Tales afirmaciones carecen de fundamento en la tradición litúrgica y en la teología sacramental. Jamás la Iglesia entendió que arrodillarse fuera un signo impropio del cristiano resucitado; antes bien, lo vio siempre como gesto supremo de adoración, de humildad y de amor ante la Presencia real del Señor. Y esto durante muchos siglos y hasta hace bien pocas décadas y no en todas las iglesias. Nadie que haya hecho su Primera Comunión en los años 60 puede decir que no había visto un comulgatorio en su vida. Seamos sinceros: entonces, y aún hoy, en no pocas parroquias los niños (y también los adultos) comulgan de rodillas.
“Arrodillarse no es servilismo, sino expresión de libertad redimida: el que se arrodilla ante Dios no se arrodilla ante ningún poder del mundo.” (El espíritu de la liturgia, III, 4).
La postura de rodillas expresa lo que la lengua calla: el alma se reconoce criatura ante su Creador, pecadora ante el Redentor, adorante ante su Dios.
Organizar la comunión como una “procesión de pie” hace un efecto más coreográfico que teológico. La fe no se mide por el desplazamiento corporal, sino por la adoración interior.
La tradición milenaria de la Iglesia —de Oriente y de Occidente— ha venerado el momento de la comunión con gestos de postración, silencio y recogimiento. El comulgatorio, lejos de ser un obstáculo, es una «arquitectura de cuerpo y alma», una línea de humildad donde el comulgante, presa de «estupor eucarístico», en expresión de Juan Pablo II, ve cómo el cielo se inclina sobre él.

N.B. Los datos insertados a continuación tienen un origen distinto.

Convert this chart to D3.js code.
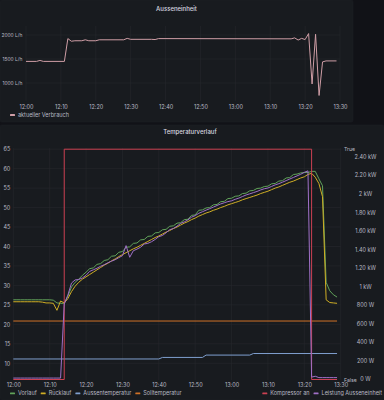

Es verdad que el Concilio Vaticano II pidió la actuosa participatio de los fieles. Pero esa participación no consiste principalmente en decir o moverse, sino en adorar y ofrecerse, uniéndose interiormente al sacrificio de Cristo. Lo había escrito pocos años antes el gran Pío XII:
«Que todos los fieles se den cuenta de que su principal deber y su mayor dignidad consiste en la participación en el sacrificio eucarístico; y eso, no con un espíritu pasivo y negligente, discurriendo y divagando por otras cosas, sino de un modo tan intenso y tan activo, que estrechísimamente se unan con el Sumo Sacerdote, según aquello del Apóstol: “Habéis de tener en vuestros corazones los mismos sentimientos que tuvo Jesucristo en el suyo”; y ofrezcan aquel sacrificio juntamente con Él y por Él, y con Él se ofrezcan también a sí mismos» (Mediator Dei, 99).
La liturgia, decía Benedicto XVI, no es invención de la comunidad, sino recepción del Misterio. Cuanto más se entra en el silencio, la reverencia y la contemplación, más se participa realmente. No se trata de “hacer cosas”, sino de dejar que Dios las haga en nosotros. La liturgia es obra de Cristo; nosotros somos sus testigos y beneficiarios. Y somos también los herederos, depositarios y custodios de esos que algunos llaman «antiguos ritos que se nos cuelan por intereses particulares de unos pocos, que nos imponen sin respeto y nos dividen». Yo prefiero pensar que mis abuelos no estaban equivocados.
Referencias
- Concilio de Trento, Ses. XXII, Doctrina de Sacrificio Missae (Denz. 1738-1759).
- Concilio Vaticano II, Sacrosanctum Concilium, nn. 47-48.
- Pío XII, Mediator Dei, nn. 99-137.
- Joseph Ratzinger – Benedicto XVI, El espíritu de la liturgia, Ed. Cristiandad, Madrid 2001.
- Catecismo de la Iglesia Católica, nn. 1362-1372, 1410-1419.